PROBLEM REQUIREMENTS
Reproduce the listing below exactly, beginning with its first line and ending with the line that holds "fig = go.Figure()"; pictures are not part of the copy.

── PROVIDED DATA ──

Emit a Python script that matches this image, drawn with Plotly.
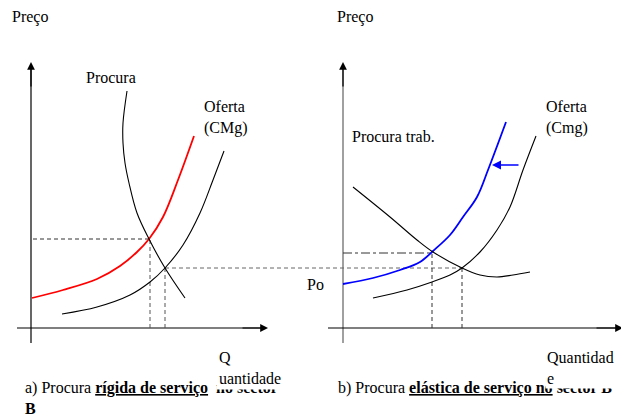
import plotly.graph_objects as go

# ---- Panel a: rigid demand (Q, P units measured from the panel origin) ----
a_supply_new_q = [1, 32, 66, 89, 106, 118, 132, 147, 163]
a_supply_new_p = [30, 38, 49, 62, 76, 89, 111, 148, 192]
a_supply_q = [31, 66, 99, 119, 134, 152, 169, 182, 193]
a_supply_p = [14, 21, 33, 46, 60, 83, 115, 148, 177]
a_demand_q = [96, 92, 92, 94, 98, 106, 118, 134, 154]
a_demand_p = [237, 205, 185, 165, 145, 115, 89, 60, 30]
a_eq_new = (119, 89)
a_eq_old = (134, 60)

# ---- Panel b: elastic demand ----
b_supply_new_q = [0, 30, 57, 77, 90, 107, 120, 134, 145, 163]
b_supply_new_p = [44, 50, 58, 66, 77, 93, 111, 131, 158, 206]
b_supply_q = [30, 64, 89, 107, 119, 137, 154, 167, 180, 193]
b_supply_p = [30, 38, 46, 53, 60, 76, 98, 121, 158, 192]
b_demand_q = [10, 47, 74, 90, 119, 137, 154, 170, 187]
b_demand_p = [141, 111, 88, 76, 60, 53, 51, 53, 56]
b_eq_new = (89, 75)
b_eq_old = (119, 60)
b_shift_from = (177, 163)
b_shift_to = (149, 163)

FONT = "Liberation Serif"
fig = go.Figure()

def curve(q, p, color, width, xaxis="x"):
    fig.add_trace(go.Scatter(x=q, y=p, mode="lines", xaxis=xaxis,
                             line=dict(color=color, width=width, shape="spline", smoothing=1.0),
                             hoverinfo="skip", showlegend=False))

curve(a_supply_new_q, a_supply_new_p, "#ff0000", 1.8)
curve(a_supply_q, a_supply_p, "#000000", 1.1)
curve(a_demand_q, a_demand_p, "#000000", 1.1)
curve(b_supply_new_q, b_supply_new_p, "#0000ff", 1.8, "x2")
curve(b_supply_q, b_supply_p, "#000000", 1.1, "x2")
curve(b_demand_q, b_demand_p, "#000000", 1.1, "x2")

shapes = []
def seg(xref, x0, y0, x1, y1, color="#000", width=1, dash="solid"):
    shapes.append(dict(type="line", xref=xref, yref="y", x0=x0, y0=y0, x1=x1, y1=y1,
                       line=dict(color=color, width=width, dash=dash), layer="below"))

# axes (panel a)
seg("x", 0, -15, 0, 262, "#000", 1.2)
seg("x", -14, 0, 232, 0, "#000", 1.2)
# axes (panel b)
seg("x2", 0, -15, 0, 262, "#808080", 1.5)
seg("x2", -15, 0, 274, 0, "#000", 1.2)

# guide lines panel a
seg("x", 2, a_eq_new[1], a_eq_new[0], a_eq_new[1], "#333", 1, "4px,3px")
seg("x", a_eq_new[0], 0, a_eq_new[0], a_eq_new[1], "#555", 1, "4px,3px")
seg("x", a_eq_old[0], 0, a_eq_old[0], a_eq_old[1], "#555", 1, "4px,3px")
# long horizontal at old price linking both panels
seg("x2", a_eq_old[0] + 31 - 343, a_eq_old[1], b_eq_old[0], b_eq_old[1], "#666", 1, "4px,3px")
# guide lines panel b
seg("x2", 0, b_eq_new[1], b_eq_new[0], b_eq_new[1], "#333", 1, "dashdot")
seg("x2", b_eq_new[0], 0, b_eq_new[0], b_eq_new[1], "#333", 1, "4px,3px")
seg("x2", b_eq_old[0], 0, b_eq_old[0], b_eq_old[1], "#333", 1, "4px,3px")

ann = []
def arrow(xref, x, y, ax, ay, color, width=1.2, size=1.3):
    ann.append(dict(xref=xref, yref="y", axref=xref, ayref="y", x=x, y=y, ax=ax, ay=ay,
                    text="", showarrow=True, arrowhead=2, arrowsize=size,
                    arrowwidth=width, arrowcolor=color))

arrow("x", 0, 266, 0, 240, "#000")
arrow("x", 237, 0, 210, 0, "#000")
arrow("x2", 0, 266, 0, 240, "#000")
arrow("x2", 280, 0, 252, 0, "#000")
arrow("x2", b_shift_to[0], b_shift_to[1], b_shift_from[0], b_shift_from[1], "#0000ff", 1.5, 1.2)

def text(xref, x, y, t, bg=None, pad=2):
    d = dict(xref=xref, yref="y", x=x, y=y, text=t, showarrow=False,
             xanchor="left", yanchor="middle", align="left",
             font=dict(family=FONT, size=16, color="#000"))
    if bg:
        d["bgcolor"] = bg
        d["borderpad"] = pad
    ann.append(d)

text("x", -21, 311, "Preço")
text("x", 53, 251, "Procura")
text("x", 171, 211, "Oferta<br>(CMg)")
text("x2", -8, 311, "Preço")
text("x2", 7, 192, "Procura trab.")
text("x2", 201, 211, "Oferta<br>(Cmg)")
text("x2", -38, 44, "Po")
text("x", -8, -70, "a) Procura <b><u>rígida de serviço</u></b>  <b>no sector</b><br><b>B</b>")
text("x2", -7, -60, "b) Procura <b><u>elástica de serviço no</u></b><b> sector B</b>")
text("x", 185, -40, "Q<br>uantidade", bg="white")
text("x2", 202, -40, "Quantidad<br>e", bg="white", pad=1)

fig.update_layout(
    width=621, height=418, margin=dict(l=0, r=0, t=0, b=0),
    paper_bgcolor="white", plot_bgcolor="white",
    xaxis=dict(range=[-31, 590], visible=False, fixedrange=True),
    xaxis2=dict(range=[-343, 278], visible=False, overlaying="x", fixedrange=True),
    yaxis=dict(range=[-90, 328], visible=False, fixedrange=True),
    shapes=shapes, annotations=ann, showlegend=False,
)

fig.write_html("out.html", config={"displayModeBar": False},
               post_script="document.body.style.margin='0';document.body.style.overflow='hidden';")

───

ANSWER
Emit a Python script that matches this image, drawn with Plotly.
import plotly.graph_objects as go

# ---- Panel a: rigid demand (Q, P units measured from the panel origin) ----
a_supply_new_q = [1, 32, 66, 89, 106, 118, 132, 147, 163]
a_supply_new_p = [30, 38, 49, 62, 76, 89, 111, 148, 192]
a_supply_q = [31, 66, 99, 119, 134, 152, 169, 182, 193]
a_supply_p = [14, 21, 33, 46, 60, 83, 115, 148, 177]
a_demand_q = [96, 92, 92, 94, 98, 106, 118, 134, 154]
a_demand_p = [237, 205, 185, 165, 145, 115, 89, 60, 30]
a_eq_new = (119, 89)
a_eq_old = (134, 60)

# ---- Panel b: elastic demand ----
b_supply_new_q = [0, 30, 57, 77, 90, 107, 120, 134, 145, 163]
b_supply_new_p = [44, 50, 58, 66, 77, 93, 111, 131, 158, 206]
b_supply_q = [30, 64, 89, 107, 119, 137, 154, 167, 180, 193]
b_supply_p = [30, 38, 46, 53, 60, 76, 98, 121, 158, 192]
b_demand_q = [10, 47, 74, 90, 119, 137, 154, 170, 187]
b_demand_p = [141, 111, 88, 76, 60, 53, 51, 53, 56]
b_eq_new = (89, 75)
b_eq_old = (119, 60)
b_shift_from = (177, 163)
b_shift_to = (149, 163)

FONT = "Liberation Serif"
fig = go.Figure()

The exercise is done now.